_TASK GOAL_: Pictures stay out of this copy, which runs from the first line of the material through the line containing "['#9999FF', '#993366', '#FFFFCC', '#CCFFFF', '#660066'];".

_DATA LINES_:
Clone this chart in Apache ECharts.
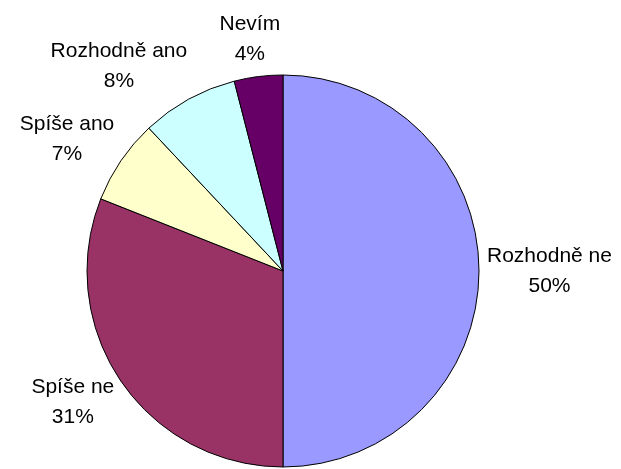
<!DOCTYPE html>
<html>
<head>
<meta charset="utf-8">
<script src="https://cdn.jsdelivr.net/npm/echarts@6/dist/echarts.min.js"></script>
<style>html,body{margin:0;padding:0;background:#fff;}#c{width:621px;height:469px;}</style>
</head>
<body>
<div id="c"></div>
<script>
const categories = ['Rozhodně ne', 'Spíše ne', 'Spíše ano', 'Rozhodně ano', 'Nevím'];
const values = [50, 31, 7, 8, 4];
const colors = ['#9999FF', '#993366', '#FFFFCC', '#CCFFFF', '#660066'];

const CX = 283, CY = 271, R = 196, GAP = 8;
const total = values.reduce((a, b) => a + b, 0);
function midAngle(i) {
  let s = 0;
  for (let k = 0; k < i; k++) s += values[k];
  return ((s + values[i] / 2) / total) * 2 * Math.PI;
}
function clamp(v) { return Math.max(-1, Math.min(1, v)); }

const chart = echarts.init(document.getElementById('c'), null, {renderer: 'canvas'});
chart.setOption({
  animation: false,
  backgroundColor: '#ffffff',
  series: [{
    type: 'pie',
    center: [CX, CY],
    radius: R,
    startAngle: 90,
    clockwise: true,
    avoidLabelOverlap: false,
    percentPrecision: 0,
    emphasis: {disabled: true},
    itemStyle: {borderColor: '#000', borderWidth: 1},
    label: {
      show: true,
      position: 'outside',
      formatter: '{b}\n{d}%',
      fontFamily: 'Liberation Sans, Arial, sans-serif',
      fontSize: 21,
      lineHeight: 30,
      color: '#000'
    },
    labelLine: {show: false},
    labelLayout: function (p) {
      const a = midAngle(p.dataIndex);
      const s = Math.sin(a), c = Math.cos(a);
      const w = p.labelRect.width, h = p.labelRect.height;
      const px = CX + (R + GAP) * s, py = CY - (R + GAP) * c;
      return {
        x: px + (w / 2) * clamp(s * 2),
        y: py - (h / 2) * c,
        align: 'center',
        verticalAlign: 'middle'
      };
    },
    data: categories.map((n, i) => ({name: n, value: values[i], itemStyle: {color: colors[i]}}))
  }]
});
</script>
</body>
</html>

_ANSWER TO THIS PROBLEM_:
Clone this chart in Apache ECharts.
<!DOCTYPE html>
<html>
<head>
<meta charset="utf-8">
<script src="https://cdn.jsdelivr.net/npm/echarts@6/dist/echarts.min.js"></script>
<style>html,body{margin:0;padding:0;background:#fff;}#c{width:621px;height:469px;}</style>
</head>
<body>
<div id="c"></div>
<script>
const categories = ['Rozhodně ne', 'Spíše ne', 'Spíše ano', 'Rozhodně ano', 'Nevím'];
const values = [50, 31, 7, 8, 4];
const colors = ['#9999FF', '#993366', '#FFFFCC', '#CCFFFF', '#660066'];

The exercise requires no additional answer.